Kasus Guru Suruh Murid Jilat WC, Nodai Dunia Pendidikan
jpnn.com, JAKARTA - Kasus kekerasan di sekolah dengan dalih mendisiplinkan menjadi tren persoalan pendidikan di Indonesia selama April sampai Juli 2018.
Kekerasan tersebut, menurut Komisioner Komisi Perlindungan Anak Indonesia (KPAI) Retno Listyarti, berdampak buruk bagi tumbuh kembang anak.
Sebab menimbulkan trauma berat, cedera fisik, bahkan sampai mengakibatkan kematian pada anak.
Adapun wilayah, pengawasan kasus meliputi wilayah DKI Jakarta, Bogor, Bekasi, Tangerang Selatan, Depok, Garut, Purwokerto, Jogjakarta, Mojokerto, dan Bali.
"Sebagian guru menganggap siswa hanya bisa didisiplinkan dengan hukuman (cenderung kekerasan) ketimbang melakukan disiplin positif serta pemberian penghargaan atau reward kepada peserta didik. Padahal ini salah besar," ujar Retno, Senin (13/8).
Berikut ini beberapa kasus selama April-Juli 2018 yang menunjukkan guru masih menggunakan hukuman/kekerasan dalam mendisiplinkan siswanya:
1. Kasus MB, siswa kelas 4 SDN di wilayah Kecamatan Sei Rampah, Kabupaten Serdang Bedagai, Sumatera Utara, dihukum RM, gurunya dengan menjilat WC karena lupa melaksanakan tugas dari gurunya untuk membawa kompos. Hukuman jilat WC diperintahkan sebanyak 12 kali, tapi baru jilatan keempat, anak korban mengalami muntah. Hukuman ini tentu saja menimbulkan trauma bagi korban.

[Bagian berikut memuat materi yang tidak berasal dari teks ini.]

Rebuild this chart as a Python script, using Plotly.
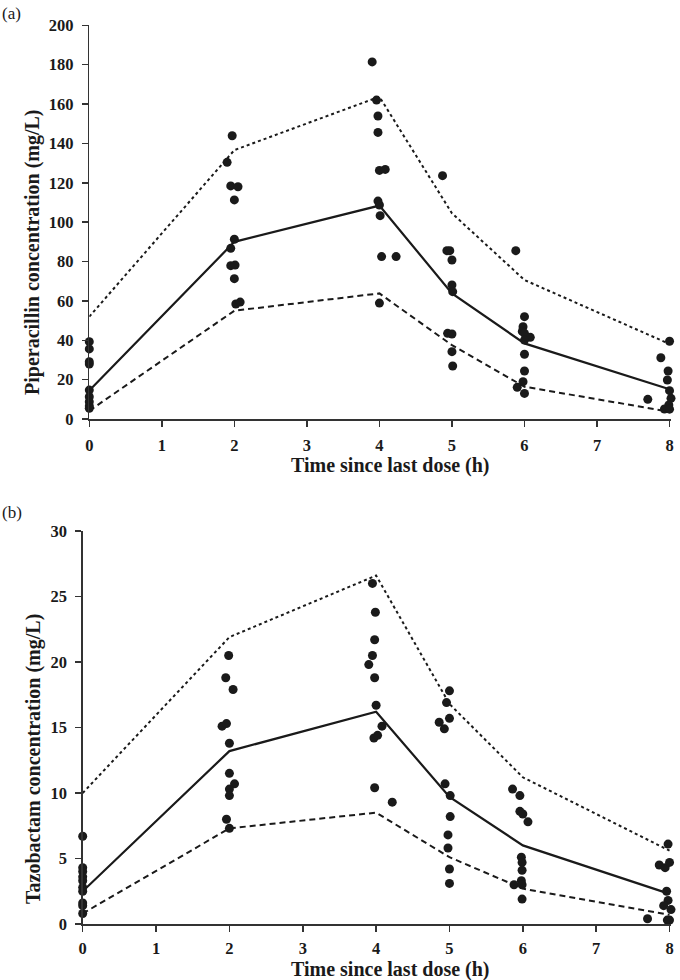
import plotly.graph_objects as go

# ---------------- data ----------------
nominal_times = [0, 2, 4, 5, 6, 8]

pip_median = [14.5, 90.0, 108.4, 63.8, 38.4, 15.1]
pip_upper = [52.0, 136.6, 163.7, 104.5, 70.6, 38.1]
pip_lower = [4.2, 55.0, 63.8, 37.5, 16.4, 3.7]

pip_obs_t = [0, 0, 0, 0, 0, 0, 0, 0, 0,
             1.97, 1.90, 1.95, 2.05, 2.00, 2.00, 1.95, 1.95, 2.01, 2.00, 2.02, 2.08,
             3.90, 3.96, 3.98, 3.98, 4.00, 4.08, 3.98, 4.00, 4.01, 4.03, 4.23, 4.00,
             4.87, 4.93, 4.97, 5.00, 5.00, 5.01, 4.94, 5.00, 5.00, 5.01,
             5.88, 6.00, 5.98, 5.97, 6.00, 6.08, 6.00, 6.00, 6.00, 5.98, 5.90, 6.00,
             8.00, 7.88, 7.98, 7.97, 8.00, 8.02, 7.70, 7.99, 7.93, 8.00]
pip_obs_c = [39.3, 35.6, 29.1, 27.9, 14.7, 11.3, 8.8, 6.6, 5.4,
             143.9, 130.4, 118.4, 118.0, 111.3, 91.3, 86.7, 77.9, 78.2, 71.3, 58.4, 59.4,
             181.4, 162.0, 153.9, 145.6, 126.3, 126.8, 110.7, 108.7, 103.3, 82.5, 82.5, 58.9,
             123.6, 85.5, 85.5, 80.8, 68.1, 64.7, 43.5, 43.2, 34.2, 26.9,
             85.5, 52.0, 46.9, 44.5, 43.5, 41.5, 40.1, 32.9, 24.4, 18.9, 16.1, 13.0,
             39.5, 31.1, 24.4, 19.8, 14.4, 10.5, 10.0, 7.1, 5.1, 5.0]

tazo_median = [2.5, 13.2, 16.2, 9.7, 6.0, 2.3]
tazo_upper = [10.0, 21.9, 26.6, 16.8, 11.2, 5.6]
tazo_lower = [0.8, 7.3, 8.5, 5.1, 2.7, 0.7]

tazo_obs_t = [0, 0, 0, 0, 0, 0, 0, 0, 0, 0,
              1.99, 1.95, 2.05, 1.90, 1.96, 2.00, 2.00, 2.07, 2.00, 2.00, 1.96, 2.00,
              3.95, 3.99, 3.98, 3.95, 3.90, 3.98, 4.00, 4.08, 3.97, 4.02, 3.98, 4.22,
              5.00, 4.96, 5.00, 4.86, 4.93, 4.94, 5.01, 5.01, 4.98, 4.98, 5.00, 5.00,
              5.86, 5.96, 5.96, 6.00, 6.07, 5.98, 5.99, 5.99, 5.98, 5.88, 5.99, 5.99,
              7.98, 7.86, 7.94, 8.00, 7.96, 7.98, 7.92, 8.02, 7.70, 7.97, 8.00]
tazo_obs_c = [6.7, 4.3, 4.0, 3.6, 3.3, 2.8, 2.5, 1.6, 1.4, 0.8,
              20.5, 18.8, 17.9, 15.1, 15.3, 13.8, 11.5, 10.7, 10.3, 9.8, 8.0, 7.3,
              26.0, 23.8, 21.7, 20.5, 19.8, 18.8, 16.7, 15.1, 14.2, 14.4, 10.4, 9.3,
              17.8, 16.9, 15.7, 15.4, 14.9, 10.7, 9.8, 8.2, 6.8, 5.8, 4.2, 3.1,
              10.3, 9.8, 8.6, 8.4, 7.8, 5.1, 4.7, 4.1, 3.3, 3.0, 3.0, 1.9,
              6.1, 4.5, 4.3, 4.7, 2.5, 1.8, 1.4, 1.1, 0.4, 0.3, 0.3]

x_ticks = [0, 1, 2, 3, 4, 5, 6, 7, 8]
pip_y_ticks = [0, 20, 40, 60, 80, 100, 120, 140, 160, 180, 200]
tazo_y_ticks = [0, 5, 10, 15, 20, 25, 30]

# ---------------- figure ----------------
W, H = 680, 980
INK = "#1a1a1a"
FONT = "Liberation Serif, Times New Roman, serif"

fig = go.Figure()


def add_panel(xa, ya, obs_t, obs_c, med, up, lo):
    common = dict(xaxis=xa, yaxis=ya, showlegend=False, hoverinfo="skip", cliponaxis=False)
    fig.add_trace(go.Scatter(x=nominal_times, y=up, mode="lines",
                             line=dict(color=INK, width=2, dash="dot"), **common))
    fig.add_trace(go.Scatter(x=nominal_times, y=lo, mode="lines",
                             line=dict(color=INK, width=2, dash="6px,4px"), **common))
    fig.add_trace(go.Scatter(x=nominal_times, y=med, mode="lines",
                             line=dict(color=INK, width=2.2), **common))
    fig.add_trace(go.Scatter(x=obs_t, y=obs_c, mode="markers",
                             marker=dict(color=INK, size=9, line=dict(width=0)), **common))


add_panel("x", "y", pip_obs_t, pip_obs_c, pip_median, pip_upper, pip_lower)
add_panel("x2", "y2", tazo_obs_t, tazo_obs_c, tazo_median, tazo_upper, tazo_lower)


def px_x(p):
    return p / W


def px_y(p):
    return 1 - p / H


def bold(vals):
    return ["<b>%s</b>" % v for v in vals]


axis_common = dict(
    automargin=False,
    showgrid=False, zeroline=False, showline=True, linecolor="#333333", linewidth=1.5,
    ticks="outside", ticklen=6, tickwidth=1.5, tickcolor="#333333",
    tickfont=dict(family=FONT, size=16.5, color=INK),
)

fig.update_layout(
    template="none",
    width=W, height=H,
    margin=dict(l=0, r=0, t=0, b=0, autoexpand=False),
    paper_bgcolor="white", plot_bgcolor="white",
    font=dict(family=FONT, color=INK),
    xaxis=dict(domain=[px_x(89.3), px_x(671)], range=[0, 8.02], ticklabelstandoff=5,
               tickvals=x_ticks, ticktext=bold(x_ticks), anchor="y", **axis_common),
    yaxis=dict(domain=[px_y(419), px_y(25.3)], range=[0, 200], ticklabelstandoff=5,
               tickvals=pip_y_ticks, ticktext=bold(pip_y_ticks), anchor="x", **axis_common),
    xaxis2=dict(domain=[px_x(82.7), px_x(671)], range=[0, 8.02], ticklabelstandoff=3,
                tickvals=x_ticks, ticktext=bold(x_ticks), anchor="y2", **axis_common),
    yaxis2=dict(domain=[px_y(924), px_y(531)], range=[0, 30], ticklabelstandoff=5,
                tickvals=tazo_y_ticks, ticktext=bold(tazo_y_ticks), anchor="x2", **axis_common),
)

title_font = dict(family=FONT, size=20, color=INK)
ann = [
    dict(text="(a)", x=px_x(0), y=px_y(14), xanchor="left", yanchor="middle",
         font=dict(family=FONT, size=17, color=INK)),
    dict(text="(b)", x=px_x(0), y=px_y(512), xanchor="left", yanchor="middle",
         font=dict(family=FONT, size=17, color=INK)),
    dict(text="<b>Time since last dose (h)</b>", x=px_x(391), y=px_y(465),
         xanchor="center", yanchor="middle", font=title_font),
    dict(text="<b>Time since last dose (h)</b>", x=px_x(391), y=px_y(969.5),
         xanchor="center", yanchor="middle", font=title_font),
    dict(text="<b>Piperacillin concentration (mg/L)</b>", x=px_x(33), y=px_y(252),
         xanchor="center", yanchor="middle", textangle=-90, font=title_font),
    dict(text="<b>Tazobactam concentration (mg/L)</b>", x=px_x(33), y=px_y(759),
         xanchor="center", yanchor="middle", textangle=-90, font=title_font),
]
for a in ann:
    a.update(xref="paper", yref="paper", showarrow=False)
fig.update_layout(annotations=ann)

# remove the default page margin so the 680x980 figure fills the window exactly
fig.write_html("out.html",
               config={"displayModeBar": False, "staticPlot": True},
               post_script="document.body.style.margin='0';document.body.style.padding='0';")
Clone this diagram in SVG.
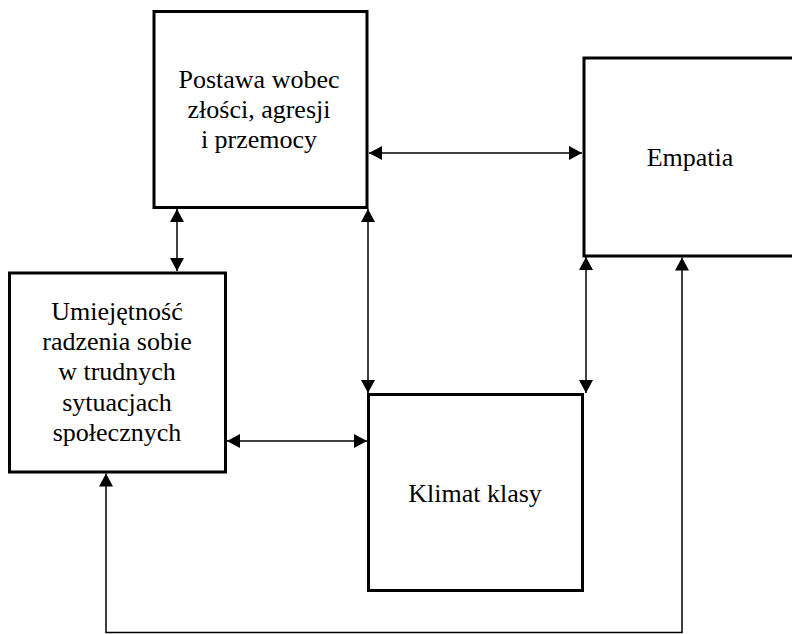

2. Seorang guru SMK di Puwokerto berinisial LK, menghukum siswa berinisal L yang terlambat dengan tamparan sangat keras, bahkan saat memukul, sang guru menggunakan ancang-ancang dan sampai terhuyung setelah melakukan penamparan. Akibat penamparan tersebut, para siswa mengalami gangguan telinga selama beberapa hari. Pukulan semacam ini dapat berakibat pecahnya gendang telinga korban. Guru tersebut kemudian dilaporkan oleh orangtua korban ke polisi dan saat ini masih dalam proses hukum.